There are two types of clarity characteristics: inclusions and blemishes. In order to grade the clarity of a diamond, it is necessary to observe the number and nature of external and internal characteristics of the stone, as well as their size and position. The difference is based on their locations: inclusions are enclosed within a diamond, while blemishes are external characteristics. IGI grading reports show plotted diagrams of clarity characteristics marked in red for internal and green for external features.
While nature determined the color and clarity of a natural diamond, man is responsible for the cut quality which brings it to life. The planning, proportions, cutting precision and details of finish determine how brilliant, dispersive and scintillating the diamond will be. If the cutting factors under man’s control are not optimized, the appearance of the diamond can be adversely affected.
Diamond faceting has changed over time, particularly as lighting has evolved. There are many shapes and cutting styles, each with different visual properties. The most popular diamond in the age of modern electric lighting is the Round Brilliant.
When a ray of light touches the surface, part of it is reflected back. This is called external refraction. The rest of the ray penetrates the stone and moves through it. This is known as refraction. The part of the ray reflected back to the surface exits, broken into spectral colors in a prism-like effect. This is known as dispersion. All of these elements contribute to the appearance of a diamond.

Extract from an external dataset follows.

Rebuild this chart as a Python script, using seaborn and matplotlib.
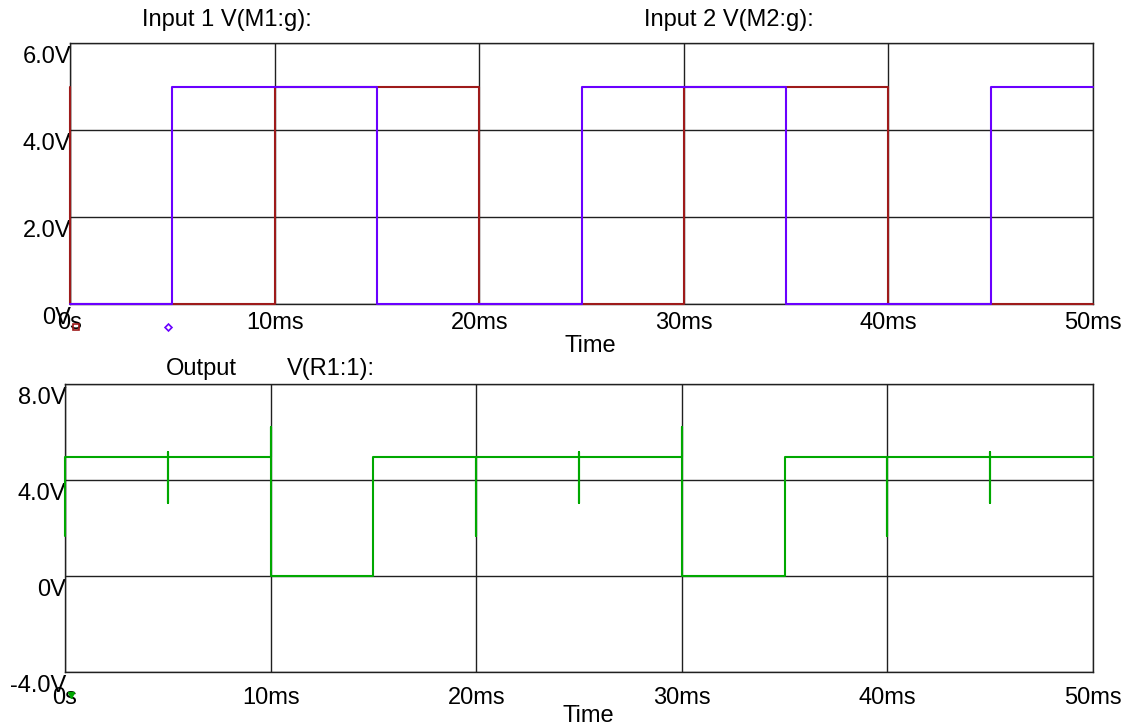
import numpy as np
import pandas as pd
import matplotlib
matplotlib.use("Agg")
import matplotlib.pyplot as plt
import matplotlib.transforms as mtransforms
import seaborn as sns

# Gate inputs: switching instants (ms) and the level (V) held from each instant
in1_time = [0, 0, 10, 20, 30, 40, 50]
in1_volt = [5, 0, 5, 0, 5, 0, 0]
in2_time = [0, 5, 15, 25, 35, 45, 50]
in2_volt = [0, 5, 0, 5, 0, 5, 5]

# Gate output V(R1:1): trace vertices (ms, V) including switching glitches
out_time = [0, 0, 5, 5, 5, 5, 10, 10, 10, 15, 15, 20, 20, 20,
            25, 25, 25, 25, 30, 30, 30, 35, 35, 40, 40, 40,
            45, 45, 45, 45, 50]
out_volt = [1.65, 4.95, 4.95, 3.05, 5.15, 4.95, 4.95, 6.2, 0.0, 0.0, 4.95, 4.95, 1.65, 4.95,
            4.95, 3.05, 5.15, 4.95, 4.95, 6.2, 0.0, 0.0, 4.95, 4.95, 1.65, 4.95,
            4.95, 3.05, 5.15, 4.95, 4.95]

x_ticks = [0, 10, 20, 30, 40, 50]
x_labels = ["0s", "10ms", "20ms", "30ms", "40ms", "50ms"]
top_y_ticks = [0, 2, 4, 6]
top_y_labels = ["0V", "2.0V", "4.0V", "6.0V"]
bot_y_ticks = [-4, 0, 4, 8]
bot_y_labels = ["-4.0V", "0V", "4.0V", "8.0V"]

RED = "#9e1a1a"
PURPLE = "#6a00ff"
GREEN = "#00a800"
GRID = "#202020"

sns.set_theme(style="white")
plt.rcParams["font.family"] = ["Liberation Sans", "DejaVu Sans"]
plt.rcParams["text.color"] = "black"
plt.rcParams["xtick.color"] = "black"
plt.rcParams["ytick.color"] = "black"
FS = 17


def step_frame(t, v):
    # expand step breakpoints into explicit vertices (hold, then switch)
    tt, vv = [], []
    for i in range(len(t)):
        if i > 0:
            tt.append(t[i])
            vv.append(v[i - 1])
        tt.append(t[i])
        vv.append(v[i])
    return pd.DataFrame({"t": tt, "v": vv})


fig = plt.figure(figsize=(11.28, 7.28), dpi=100)
ax1 = fig.add_axes([70 / 1128, 1 - 304 / 728, 1023 / 1128, 261 / 728])
ax2 = fig.add_axes([65 / 1128, 1 - 672 / 728, 1028 / 1128, 288 / 728])


def style_axes(ax, yticks, ylabels, ylim, xpad):
    ax.set_xlim(0, 50)
    ax.set_ylim(*ylim)
    ax.set_xticks(x_ticks)
    ax.set_xticklabels(x_labels, fontsize=FS, color="black")
    ax.set_yticks(yticks)
    ax.set_yticklabels(ylabels, fontsize=FS, color="black")
    ax.tick_params(axis="both", length=0, colors="black")
    ax.tick_params(axis="x", pad=xpad)
    ax.tick_params(axis="y", pad=-1)
    for lab in ax.get_yticklabels():
        lab.set_verticalalignment("top")
    ax.grid(True, color=GRID, linewidth=1.0)
    for s in ax.spines.values():
        s.set_color(GRID)
        s.set_linewidth(1.0)
        s.set_zorder(1.5)
    ax.set_xlabel("")
    ax.set_ylabel("")
    ax.set_facecolor("white")


# Top panel: the two inputs
sns.lineplot(data=step_frame(in1_time, in1_volt), x="t", y="v", ax=ax1,
             sort=False, estimator=None, color=RED, linewidth=1.5, zorder=3,
             clip_on=False)
sns.lineplot(data=step_frame(in2_time, in2_volt), x="t", y="v", ax=ax1,
             sort=False, estimator=None, color=PURPLE, linewidth=1.5, zorder=3,
             clip_on=False)
style_axes(ax1, top_y_ticks, top_y_labels, (0, 6), 6)

# Bottom panel: the output
sns.lineplot(data=pd.DataFrame({"t": out_time, "v": out_volt}), x="t", y="v", ax=ax2,
             sort=False, estimator=None, color=GREEN, linewidth=1.5, zorder=3,
             clip_on=False)
style_axes(ax2, bot_y_ticks, bot_y_labels, (-4, 8), 11)

# shift the value labels slightly below their grid lines
for ax in (ax1, ax2):
    off = mtransforms.ScaledTranslation(0, -3 / 100, fig.dpi_scale_trans)
    for lab in ax.get_yticklabels():
        lab.set_transform(lab.get_transform() + off)

# Trace symbols below the axes
tr1 = mtransforms.blended_transform_factory(ax1.transData, ax1.transAxes)
ax1.plot([0.3], [-0.088], marker="s", ms=4, mfc="none", mec=RED, mew=1.2,
         transform=tr1, clip_on=False)
ax1.plot([4.8], [-0.088], marker="D", ms=3.5, mfc="none", mec=PURPLE, mew=1.2,
         transform=tr1, clip_on=False)
tr2 = mtransforms.blended_transform_factory(ax2.transData, ax2.transAxes)
ax2.plot([0.3], [-0.08], marker="v", ms=4, color=GREEN,
         transform=tr2, clip_on=False)

# Trace names and axis titles
fig.text(227 / 1128, 1 - 20 / 728, "Input 1 V(M1:g):", fontsize=FS, ha="center", va="center")
fig.text(729 / 1128, 1 - 20 / 728, "Input 2 V(M2:g):", fontsize=FS, ha="center", va="center")
fig.text(201 / 1128, 1 - 369 / 728, "Output", fontsize=FS, ha="center", va="center")
fig.text(287 / 1128, 1 - 369 / 728, "V(R1:1):", fontsize=FS, ha="left", va="center")
fig.text(590 / 1128, 1 - 346 / 728, "Time", fontsize=FS, ha="center", va="center")
fig.text(588 / 1128, 1 - 716 / 728, "Time", fontsize=FS, ha="center", va="center")

fig.savefig("out.png", dpi=100, facecolor="white")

Elements of diamond beauty can be described as brilliance (all light returning to the eye), dispersion or ‘fire’ (seen as white light is broken into spectral colors), contrast patterns (contrasting light and dark areas created by the viewer’s reflection) and scintillation or ‘sparkle’ (seen as the diamond, the light source or the observer move). These qualities combine to create the life of the diamond and the way it reacts to lighting and environment.